Este resultado indica que Arce é capaz de deter a mudança política extraeleitoral que está em andamento no país desde a derrocada de Morales, em novembro passado, e que conta com o respaldo das classes médias urbanas e as elites tradicionais do país. Este processo busca diminuir o peso do Estado, aumentar a participação da empresa privada, “retomar a república”, em substituição ao Estado Plurinacional criado no período anterior e, sobretudo, “deter o MAS”. Esse partido esquerdista é acusado de ter promovido fraudes na eleição anterior de 2019, que acabou sendo anulada, de liderar uma “ditadura” e de cometer violações aos direitos humanos. Na imprensa, o MAS é habitualmente apontado como o “inimigo público número um” e um “câncer” para a democracia boliviana.

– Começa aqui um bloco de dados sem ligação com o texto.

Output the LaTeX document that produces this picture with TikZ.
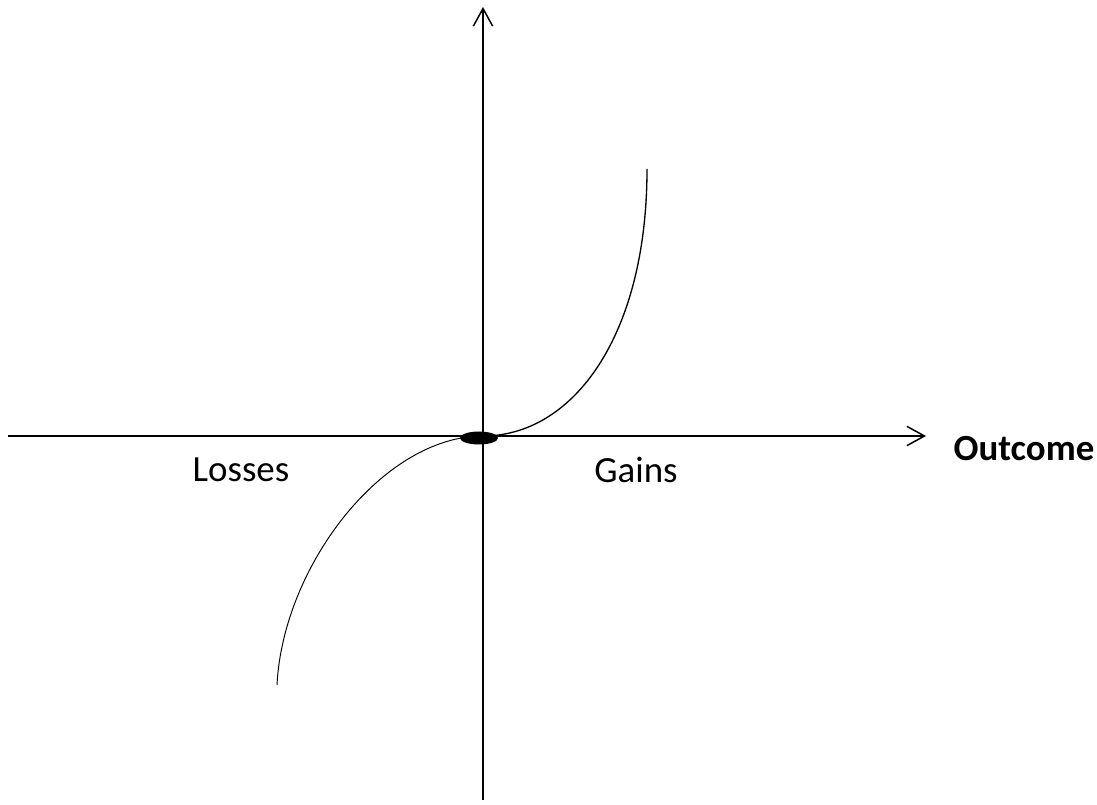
\documentclass[tikz,border=0pt]{standalone}
\usepackage{fontspec}
\setmainfont{Carlito}
\usetikzlibrary{arrows.meta,positioning}

\begin{document}
\begin{tikzpicture}[
  x=0.02cm, y=0.02cm,
  >={Straight Barb[length=10pt,width=11pt]},
  axis/.style={->,line width=0.85pt},
  gaincurve/.style={line width=0.75pt},
  losscurve/.style={line width=0.55pt},
  lbl/.style={font=\fontsize{21}{25}\selectfont},
  ttl/.style={font=\fontsize{21}{25}\selectfont\bfseries}
]
\useasboundingbox (-483,-368) rectangle (614,436);

\coordinate (o)  at (0,0);
\coordinate (xl) at (-475,0);
\coordinate (xr) at (443,0);
\coordinate (yb) at (0,-364);
\coordinate (yt) at (0,429);
\coordinate (gend) at (164,267);
\coordinate (lend) at (-206,-249);

\draw[axis] (xl) -- (xr);
\draw[axis] (yb) -- (yt);

% value curve
\draw[gaincurve] (o) .. controls (90,0) and (164,100) .. (gend);
\draw[losscurve] (o) .. controls (-100,0) and (-200,-130) .. (lend);

\fill (-4,-2) ellipse (19 and 6.5);

\node[lbl] (loss) at (-242,-34) {Losses};
\node[lbl] (gain) at (153,-34) {Gains};
\node[ttl] (out)  at (541,-13) {Outcome};
\end{tikzpicture}
\end{document}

A constatação de que Arce pode vencer causou um sismo nas redes sociais. Os usuários “antievistas” arremeteram contra os políticos de sua corrente por não terem apresentado uma frente unida. Além de Mesa e Añez, outros dois políticos candidataram-se “contra o MAS”: Luis Fernando Camacho, líder dos protestos que antecederam à queda de Morales e favorito em Santa Cruz, a segunda região com mais eleitores do país, e o ex-presidente direitista Jorge Quiroga.
O gesto de Añez e de Doria Medina foi acolhido com alívio e alegria por quem procura concentrar o voto anti-MAS em Mesa, que nas anuladas eleições do ano passado já havia sido beneficiado por esse tipo de respaldo, chamado, também na Bolívia, de “voto útil”. Em seu discurso de renúncia à candidatura, Áñez não apoiou diretamente Mesa, a quem até pouco antes questionava por sua suposta falta de caráter para enfrentar o MAS e por ter colaborado com o ex-presidente Morales.
Alguns analistas consideram que, como o eleitorado da presidenta se concentrava sobretudo no leste da Bolívia (departamentos de Santa Cruz e Beni), sua retirada beneficiará Camacho, e não a Mesa, de modo que sua desistência não obteria o efeito de concentrar o voto e impedir o triunfo de Arce em primeiro turno. Esse objetivo fica ainda mais complicado levando-se em conta que as cédulas eleitorais já estão impressas, com o nome e a foto de Áñez.
“Esta ação atende a um acordo de políticos contra a vontade das pessoas. Cheira a negócios. Cheira a [busca de] impunidade para os responsáveis pela compra com superfaturamento de respiradores e para os responsáveis pelos massacres de novembro”, declarou a este jornal Sebastián Michel, porta-voz do MAS.
Áñez, que presidia o Senado, assumiu a presidência depois que Evo Morales renunciou, sob pressão dos militares, deixando um vazio de poder. Suas primeiras medidas foram controlar os protestos dos seguidores do ex-presidente, com um saldo de mais de 30 mortos, tomar medidas a favor dos empresários do leste boliviano. À frente de uma coalizão de vários partidos de centro-direita, a presidenta interina parecia a candidata com maiores chances de liderar o “voto da mudança”. Mas a pandemia cruzou o seu caminho e a obrigou a administrar por oito meses, e em uma situação de máxima urgência, um Estado que sempre foi ineficiente e desorganizado, e que nunca contou com bons serviços de saúde.
O que mais prejudicou sua imagem, entretanto, foram os escândalos de corrupção que eclodiram durante sua gestão, em particular um relacionado à compra superfaturada de 170 respiradores espanhóis pelo Ministério da Saúde. Por causa disso, o então ministro Marcelo Navajas se encontra em prisão domiciliar.